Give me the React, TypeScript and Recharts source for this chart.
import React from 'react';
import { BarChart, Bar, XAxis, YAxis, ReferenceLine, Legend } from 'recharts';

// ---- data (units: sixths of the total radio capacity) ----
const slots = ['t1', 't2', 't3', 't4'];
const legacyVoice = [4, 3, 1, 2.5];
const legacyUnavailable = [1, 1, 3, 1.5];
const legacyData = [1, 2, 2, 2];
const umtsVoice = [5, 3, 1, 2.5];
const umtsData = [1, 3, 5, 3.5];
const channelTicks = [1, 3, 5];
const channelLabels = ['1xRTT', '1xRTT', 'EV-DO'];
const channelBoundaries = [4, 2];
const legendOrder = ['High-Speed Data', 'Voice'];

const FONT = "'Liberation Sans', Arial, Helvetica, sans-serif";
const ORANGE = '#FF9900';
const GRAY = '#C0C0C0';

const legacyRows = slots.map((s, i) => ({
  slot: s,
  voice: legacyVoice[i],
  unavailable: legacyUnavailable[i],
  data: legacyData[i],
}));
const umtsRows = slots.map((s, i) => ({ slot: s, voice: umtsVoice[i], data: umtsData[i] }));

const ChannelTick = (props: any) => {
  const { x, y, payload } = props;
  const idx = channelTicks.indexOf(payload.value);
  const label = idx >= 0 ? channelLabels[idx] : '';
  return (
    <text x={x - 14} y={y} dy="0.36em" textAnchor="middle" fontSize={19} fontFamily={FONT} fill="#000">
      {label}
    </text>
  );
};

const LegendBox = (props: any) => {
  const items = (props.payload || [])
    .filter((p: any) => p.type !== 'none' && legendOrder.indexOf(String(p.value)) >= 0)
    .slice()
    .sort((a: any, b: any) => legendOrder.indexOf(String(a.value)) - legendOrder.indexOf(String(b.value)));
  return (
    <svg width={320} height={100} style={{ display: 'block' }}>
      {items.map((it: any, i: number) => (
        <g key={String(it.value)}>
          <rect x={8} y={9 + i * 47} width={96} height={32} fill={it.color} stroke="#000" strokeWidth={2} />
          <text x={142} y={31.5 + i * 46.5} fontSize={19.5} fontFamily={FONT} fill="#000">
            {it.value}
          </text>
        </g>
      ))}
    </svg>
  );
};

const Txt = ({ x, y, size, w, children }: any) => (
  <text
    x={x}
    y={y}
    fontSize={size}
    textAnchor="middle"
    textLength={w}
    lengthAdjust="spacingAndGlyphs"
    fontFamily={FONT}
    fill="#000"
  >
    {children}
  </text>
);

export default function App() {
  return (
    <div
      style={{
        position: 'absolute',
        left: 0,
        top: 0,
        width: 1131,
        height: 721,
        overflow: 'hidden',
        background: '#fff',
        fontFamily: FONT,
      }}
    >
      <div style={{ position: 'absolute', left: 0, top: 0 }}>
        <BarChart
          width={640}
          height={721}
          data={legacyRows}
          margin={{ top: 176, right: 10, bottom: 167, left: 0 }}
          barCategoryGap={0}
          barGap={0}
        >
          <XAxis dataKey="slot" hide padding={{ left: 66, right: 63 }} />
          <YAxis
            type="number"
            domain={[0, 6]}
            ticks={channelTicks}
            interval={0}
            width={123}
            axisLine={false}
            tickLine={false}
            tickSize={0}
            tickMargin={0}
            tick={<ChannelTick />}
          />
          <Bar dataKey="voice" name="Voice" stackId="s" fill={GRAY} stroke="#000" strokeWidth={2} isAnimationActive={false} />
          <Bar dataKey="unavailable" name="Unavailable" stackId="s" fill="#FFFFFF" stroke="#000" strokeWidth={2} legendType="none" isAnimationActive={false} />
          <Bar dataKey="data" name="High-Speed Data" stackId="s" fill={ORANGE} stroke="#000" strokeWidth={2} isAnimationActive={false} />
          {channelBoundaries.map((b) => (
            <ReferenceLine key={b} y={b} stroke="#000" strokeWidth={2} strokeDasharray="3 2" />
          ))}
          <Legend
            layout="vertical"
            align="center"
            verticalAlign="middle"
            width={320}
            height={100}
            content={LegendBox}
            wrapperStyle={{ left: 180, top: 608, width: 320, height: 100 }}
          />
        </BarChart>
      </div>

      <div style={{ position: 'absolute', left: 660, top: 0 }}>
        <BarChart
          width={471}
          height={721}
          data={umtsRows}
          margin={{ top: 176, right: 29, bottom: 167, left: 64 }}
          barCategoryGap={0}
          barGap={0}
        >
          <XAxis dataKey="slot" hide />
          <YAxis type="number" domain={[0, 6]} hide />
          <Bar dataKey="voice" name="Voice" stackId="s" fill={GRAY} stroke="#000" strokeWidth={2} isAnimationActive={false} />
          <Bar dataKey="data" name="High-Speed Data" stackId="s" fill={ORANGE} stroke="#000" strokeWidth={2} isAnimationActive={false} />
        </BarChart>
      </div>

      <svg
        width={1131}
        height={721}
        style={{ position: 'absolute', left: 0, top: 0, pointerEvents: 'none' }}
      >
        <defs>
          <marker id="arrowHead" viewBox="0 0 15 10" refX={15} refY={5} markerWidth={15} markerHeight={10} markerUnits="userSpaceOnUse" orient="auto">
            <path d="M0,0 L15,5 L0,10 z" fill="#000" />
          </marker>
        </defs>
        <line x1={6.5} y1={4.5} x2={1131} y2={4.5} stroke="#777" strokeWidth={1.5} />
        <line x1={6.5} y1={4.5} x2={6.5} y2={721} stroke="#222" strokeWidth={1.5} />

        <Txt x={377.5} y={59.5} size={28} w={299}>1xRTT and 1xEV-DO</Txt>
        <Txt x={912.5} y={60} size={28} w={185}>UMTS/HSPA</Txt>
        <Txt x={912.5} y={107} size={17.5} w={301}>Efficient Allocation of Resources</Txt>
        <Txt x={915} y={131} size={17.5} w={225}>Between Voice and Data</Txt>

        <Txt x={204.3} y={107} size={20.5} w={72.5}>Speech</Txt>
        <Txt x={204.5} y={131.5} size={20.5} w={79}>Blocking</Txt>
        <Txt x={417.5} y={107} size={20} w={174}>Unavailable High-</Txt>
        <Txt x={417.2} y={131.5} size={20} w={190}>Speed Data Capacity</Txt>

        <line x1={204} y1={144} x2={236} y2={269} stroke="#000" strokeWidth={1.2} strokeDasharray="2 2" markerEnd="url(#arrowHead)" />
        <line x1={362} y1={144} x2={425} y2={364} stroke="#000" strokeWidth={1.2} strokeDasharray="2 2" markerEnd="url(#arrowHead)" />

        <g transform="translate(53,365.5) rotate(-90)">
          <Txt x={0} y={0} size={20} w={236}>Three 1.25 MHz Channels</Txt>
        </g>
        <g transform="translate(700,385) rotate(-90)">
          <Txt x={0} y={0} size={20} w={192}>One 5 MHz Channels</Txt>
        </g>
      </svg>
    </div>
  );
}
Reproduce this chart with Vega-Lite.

## [Task requirements]
Only lines that contain the word "this" are wanted; copy each of them.

## [Answer to the task]
Give me the React, TypeScript and Recharts source for this chart.
Reproduce this chart with Vega-Lite.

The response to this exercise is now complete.